对于劳累的人来说,歇息是必要的,这岭头上也的确是负重行走的人歇息的好地方。三十多年前,我老家那个村里人肯定也在这里歇息过那些年,每到秋季,村里人都要挑草到邻县那个小镇的收购站去卖,界牌石正是他们的必经之地,黄昏时他们卖草回到村里,除了谈论草的价格,还会说到界牌石,那是他们路途上最艰难的一段。幼小的我,正是由此知道界牌石这个地名的。那时村里还传颂着一个年轻人的名字,因为他力大无穷,行走如风,每天都要比别人多挑一趟草,这使得他即使在界牌石岭头上歇息,也充满了传奇色彩。

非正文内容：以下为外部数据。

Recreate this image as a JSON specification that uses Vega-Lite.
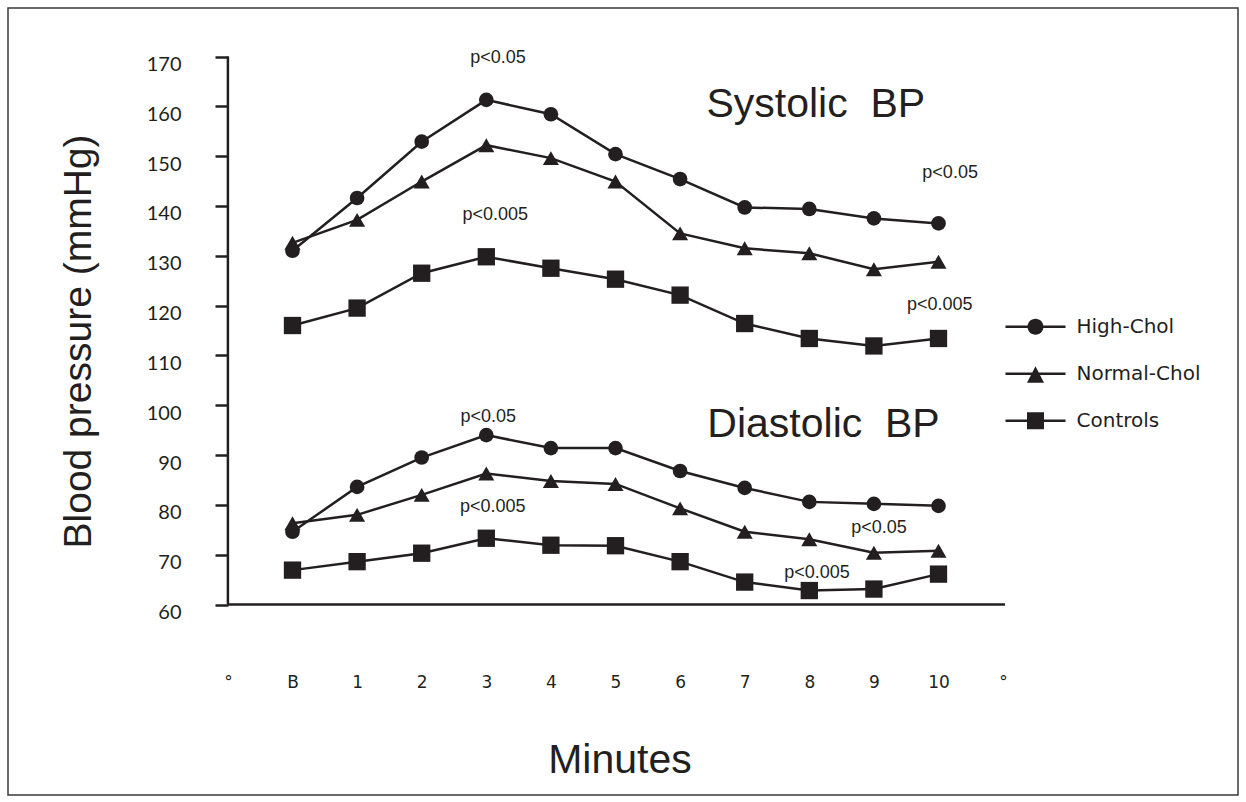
{
  "$schema": "https://vega.github.io/schema/vega-lite/v6.json",
  "width": 1230,
  "height": 787,
  "autosize": {"type": "none"},
  "padding": {"left": 8, "top": 8, "right": 8, "bottom": 7},
  "background": "white",
  "config": {
    "view": {"stroke": "#3a3a3a", "strokeWidth": 1.5},
    "axis": {"grid": false, "domain": false}
  },
  "resolve": {"scale": {"shape": "independent"}},
  "datasets": {
    "bp": [
      {"minute": 0, "group": "High-Chol", "measure": "Systolic", "bp": 131.0},
      {"minute": 1, "group": "High-Chol", "measure": "Systolic", "bp": 141.6},
      {"minute": 2, "group": "High-Chol", "measure": "Systolic", "bp": 152.9},
      {"minute": 3, "group": "High-Chol", "measure": "Systolic", "bp": 161.3},
      {"minute": 4, "group": "High-Chol", "measure": "Systolic", "bp": 158.4},
      {"minute": 5, "group": "High-Chol", "measure": "Systolic", "bp": 150.4},
      {"minute": 6, "group": "High-Chol", "measure": "Systolic", "bp": 145.4},
      {"minute": 7, "group": "High-Chol", "measure": "Systolic", "bp": 139.7},
      {"minute": 8, "group": "High-Chol", "measure": "Systolic", "bp": 139.4},
      {"minute": 9, "group": "High-Chol", "measure": "Systolic", "bp": 137.5},
      {"minute": 10, "group": "High-Chol", "measure": "Systolic", "bp": 136.5},
      {"minute": 0, "group": "Normal-Chol", "measure": "Systolic", "bp": 132.6},
      {"minute": 1, "group": "Normal-Chol", "measure": "Systolic", "bp": 137.2},
      {"minute": 2, "group": "Normal-Chol", "measure": "Systolic", "bp": 144.9},
      {"minute": 3, "group": "Normal-Chol", "measure": "Systolic", "bp": 152.2},
      {"minute": 4, "group": "Normal-Chol", "measure": "Systolic", "bp": 149.6},
      {"minute": 5, "group": "Normal-Chol", "measure": "Systolic", "bp": 144.9},
      {"minute": 6, "group": "Normal-Chol", "measure": "Systolic", "bp": 134.5},
      {"minute": 7, "group": "Normal-Chol", "measure": "Systolic", "bp": 131.5},
      {"minute": 8, "group": "Normal-Chol", "measure": "Systolic", "bp": 130.5},
      {"minute": 9, "group": "Normal-Chol", "measure": "Systolic", "bp": 127.3},
      {"minute": 10, "group": "Normal-Chol", "measure": "Systolic", "bp": 128.8},
      {"minute": 0, "group": "Controls", "measure": "Systolic", "bp": 116.0},
      {"minute": 1, "group": "Controls", "measure": "Systolic", "bp": 119.5},
      {"minute": 2, "group": "Controls", "measure": "Systolic", "bp": 126.5},
      {"minute": 3, "group": "Controls", "measure": "Systolic", "bp": 129.8},
      {"minute": 4, "group": "Controls", "measure": "Systolic", "bp": 127.5},
      {"minute": 5, "group": "Controls", "measure": "Systolic", "bp": 125.3},
      {"minute": 6, "group": "Controls", "measure": "Systolic", "bp": 122.1},
      {"minute": 7, "group": "Controls", "measure": "Systolic", "bp": 116.4},
      {"minute": 8, "group": "Controls", "measure": "Systolic", "bp": 113.4},
      {"minute": 9, "group": "Controls", "measure": "Systolic", "bp": 111.9},
      {"minute": 10, "group": "Controls", "measure": "Systolic", "bp": 113.4},
      {"minute": 0, "group": "High-Chol", "measure": "Diastolic", "bp": 74.6},
      {"minute": 1, "group": "High-Chol", "measure": "Diastolic", "bp": 83.6},
      {"minute": 2, "group": "High-Chol", "measure": "Diastolic", "bp": 89.5},
      {"minute": 3, "group": "High-Chol", "measure": "Diastolic", "bp": 94.0},
      {"minute": 4, "group": "High-Chol", "measure": "Diastolic", "bp": 91.4},
      {"minute": 5, "group": "High-Chol", "measure": "Diastolic", "bp": 91.4},
      {"minute": 6, "group": "High-Chol", "measure": "Diastolic", "bp": 86.8},
      {"minute": 7, "group": "High-Chol", "measure": "Diastolic", "bp": 83.4},
      {"minute": 8, "group": "High-Chol", "measure": "Diastolic", "bp": 80.6},
      {"minute": 9, "group": "High-Chol", "measure": "Diastolic", "bp": 80.2},
      {"minute": 10, "group": "High-Chol", "measure": "Diastolic", "bp": 79.8},
      {"minute": 0, "group": "Normal-Chol", "measure": "Diastolic", "bp": 76.3},
      {"minute": 1, "group": "Normal-Chol", "measure": "Diastolic", "bp": 78.0},
      {"minute": 2, "group": "Normal-Chol", "measure": "Diastolic", "bp": 82.0},
      {"minute": 3, "group": "Normal-Chol", "measure": "Diastolic", "bp": 86.3},
      {"minute": 4, "group": "Normal-Chol", "measure": "Diastolic", "bp": 84.8},
      {"minute": 5, "group": "Normal-Chol", "measure": "Diastolic", "bp": 84.2},
      {"minute": 6, "group": "Normal-Chol", "measure": "Diastolic", "bp": 79.3},
      {"minute": 7, "group": "Normal-Chol", "measure": "Diastolic", "bp": 74.6},
      {"minute": 8, "group": "Normal-Chol", "measure": "Diastolic", "bp": 73.1},
      {"minute": 9, "group": "Normal-Chol", "measure": "Diastolic", "bp": 70.4},
      {"minute": 10, "group": "Normal-Chol", "measure": "Diastolic", "bp": 70.8},
      {"minute": 0, "group": "Controls", "measure": "Diastolic", "bp": 66.9},
      {"minute": 1, "group": "Controls", "measure": "Diastolic", "bp": 68.6},
      {"minute": 2, "group": "Controls", "measure": "Diastolic", "bp": 70.3},
      {"minute": 3, "group": "Controls", "measure": "Diastolic", "bp": 73.3},
      {"minute": 4, "group": "Controls", "measure": "Diastolic", "bp": 71.9},
      {"minute": 5, "group": "Controls", "measure": "Diastolic", "bp": 71.8},
      {"minute": 6, "group": "Controls", "measure": "Diastolic", "bp": 68.6},
      {"minute": 7, "group": "Controls", "measure": "Diastolic", "bp": 64.5},
      {"minute": 8, "group": "Controls", "measure": "Diastolic", "bp": 62.8},
      {"minute": 9, "group": "Controls", "measure": "Diastolic", "bp": 63.1},
      {"minute": 10, "group": "Controls", "measure": "Diastolic", "bp": 66.1}
    ],
    "notes": [
      {"note": "p<0.05", "minute": 3.18, "bp": 169.7},
      {"note": "p<0.005", "minute": 3.14, "bp": 138.2},
      {"note": "p<0.05", "minute": 10.18, "bp": 146.6},
      {"note": "p<0.005", "minute": 10.02, "bp": 120.1},
      {"note": "p<0.05", "minute": 3.03, "bp": 97.6},
      {"note": "p<0.005", "minute": 3.10, "bp": 79.6},
      {"note": "p<0.05", "minute": 9.08, "bp": 75.4},
      {"note": "p<0.005", "minute": 8.12, "bp": 66.4}
    ],
    "heads": [
      {"head": "Systolic\u00a0\u00a0BP", "minute": 8.10, "bp": 157.9},
      {"head": "Diastolic\u00a0\u00a0BP", "minute": 8.22, "bp": 93.56}
    ],
    "frame": [{}]
  },
  "layer": [
    {
      "data": {"name": "frame"},
      "mark": {"type": "rule", "color": "#231f20", "strokeWidth": 2.5},
      "encoding": {
        "x": {"datum": -1, "type": "quantitative"},
        "y": {"datum": 60, "type": "quantitative"},
        "y2": {"datum": 170}
      }
    },
    {
      "data": {"name": "frame"},
      "mark": {"type": "rule", "color": "#231f20", "strokeWidth": 2.5},
      "encoding": {
        "x": {"datum": -1, "type": "quantitative"},
        "x2": {"datum": 11.03},
        "y": {"datum": 60, "type": "quantitative"}
      }
    },
    {
      "data": {"name": "bp"},
      "mark": {"type": "line", "color": "#231f20", "strokeWidth": 2.5},
      "encoding": {
        "x": {
          "field": "minute",
          "type": "quantitative",
          "scale": {"domain": [-4.404, 14.6362], "nice": false, "zero": false},
          "axis": {
            "orient": "bottom",
            "offset": -190.5,
            "values": [-1, 0, 1, 2, 3, 4, 5, 6, 7, 8, 9, 10, 11],
            "labelExpr": "datum.value == -1 || datum.value == 11 ? '°' : (datum.value == 0 ? 'B' : '' + datum.value)",
            "ticks": false,
            "tickSize": 0,
            "labelFlush": false,
            "labelOverlap": false,
            "labelBound": false,
            "labelFont": "DejaVu Sans",
            "labelFontSize": 17,
            "labelColor": "#231f20",
            "labelBaseline": "alphabetic",
            "labelPadding": 83,
            "title": "Minutes",
            "titleFont": "Liberation Sans",
            "titleFontSize": 41,
            "titleFontWeight": "normal",
            "titleColor": "#231f20",
            "titleBaseline": "alphabetic",
            "titleAlign": "center",
            "titleX": 611.5,
            "titleY": 167.5
          }
        },
        "y": {
          "field": "bp",
          "type": "quantitative",
          "scale": {"domain": [21.7613, 179.7355], "nice": false, "zero": false},
          "axis": {
            "orient": "left",
            "offset": -220,
            "values": [60, 70, 80, 90, 100, 110, 120, 130, 140, 150, 160, 170],
            "tickSize": 13,
            "tickWidth": 2.5,
            "tickColor": "#231f20",
            "labelFont": "Lato",
            "labelFontSize": 20,
            "labelColor": "#231f20",
            "labelAlign": "right",
            "labelBaseline": "alphabetic",
            "labelOffset": 14,
            "labelPadding": 34,
            "labelFlush": false,
            "labelOverlap": false,
            "labelBound": false,
            "title": "Blood pressure (mmHg)",
            "titleFont": "Liberation Sans",
            "titleFontSize": 39,
            "titleFontWeight": "normal",
            "titleColor": "#231f20",
            "titleAngle": 270,
            "titleBaseline": "alphabetic",
            "titleAlign": "center",
            "titleX": -138,
            "titleY": 333
          }
        },
        "detail": [{"field": "group"}, {"field": "measure"}]
      }
    },
    {
      "data": {"name": "bp"},
      "mark": {"type": "point", "filled": true, "opacity": 1, "color": "#231f20"},
      "encoding": {
        "x": {"field": "minute", "type": "quantitative"},
        "y": {"field": "bp", "type": "quantitative"},
        "shape": {
          "field": "group",
          "type": "nominal",
          "scale": {"domain": ["High-Chol", "Normal-Chol", "Controls"], "range": ["circle", "triangle-up", "square"]},
          "legend": null
        },
        "size": {
          "field": "group",
          "type": "nominal",
          "scale": {"domain": ["High-Chol", "Normal-Chol", "Controls"], "range": [215, 300, 265]},
          "legend": null
        }
      }
    },
    {
      "data": {"name": "bp"},
      "transform": [{"filter": "false"}],
      "mark": {"type": "point", "filled": true, "opacity": 1, "color": "#231f20"},
      "encoding": {
        "x": {"field": "minute", "type": "quantitative"},
        "y": {"field": "bp", "type": "quantitative"},
        "shape": {
          "field": "group",
          "type": "nominal",
          "scale": {
            "domain": ["High-Chol", "Normal-Chol", "Controls"],
            "range": [
              "M-3,-0.12H3V0.12H-3Z M0.8,0A0.8,0.8 0 1,1 -0.8,0A0.8,0.8 0 1,1 0.8,0Z",
              "M-3,-0.12H3V0.12H-3Z M0,-0.75L0.85,0.9L-0.85,0.9Z",
              "M-3,-0.12H3V0.12H-3Z M-0.85,-0.85H0.85V0.85H-0.85Z"
            ]
          },
          "legend": {
            "orient": "none",
            "legendX": 1017.5,
            "legendY": 308.7,
            "title": null,
            "padding": 0,
            "symbolSize": 400,
            "symbolStrokeWidth": 0,
            "symbolFillColor": "#231f20",
            "symbolOpacity": 1,
            "labelFont": "DejaVu Sans",
            "labelFontSize": 20,
            "labelColor": "#231f20",
            "labelOffset": 31,
            "rowPadding": 27
          }
        }
      }
    },
    {
      "data": {"name": "notes"},
      "mark": {"type": "text", "font": "Liberation Sans", "fontSize": 18, "color": "#231f20", "align": "center", "baseline": "middle"},
      "encoding": {
        "x": {"field": "minute", "type": "quantitative"},
        "y": {"field": "bp", "type": "quantitative"},
        "text": {"field": "note"}
      }
    },
    {
      "data": {"name": "heads"},
      "mark": {"type": "text", "font": "Liberation Sans", "fontSize": 41, "color": "#231f20", "align": "center", "baseline": "alphabetic"},
      "encoding": {
        "x": {"field": "minute", "type": "quantitative"},
        "y": {"field": "bp", "type": "quantitative"},
        "text": {"field": "head"}
      }
    }
  ]
}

此时,我也是在这里歇息吗?但看上去,我显然更像一个多余的闲人,与刚上岭头的推车挑担的人无关,更与三十年前村里挑草去卖的人无关。其实我也曾有过和村里人共同生活的经历,这使我想起另一个与界牌石相似的地名——界岭。那是村里人去深山挑水打柴抵达的最远的地方,那些个冬天,十几岁的我也常常跟村里人去大山深处挑水打柴,爬过无数的山岭,到过七里岗八里岗,到过洪家岭,到过拐子尖……但没到过界岭。如今我也许会借助现代交通工具抵达那里,但那一定不是我幼小时的界岭,界岭在我心目中,一直是村里大人们才能抵达的地方,一直是最遥远的地方,我永远也无法抵达那个“界”,就如同现在我在这界牌石的岭头上,永远也找不到那块独特的石头。

从界牌石的岭头上下来,往老家的村庄走时,我有些恍惚:我是在走进“界”,还是在走出“界”?但肯定的是:我正走在路上。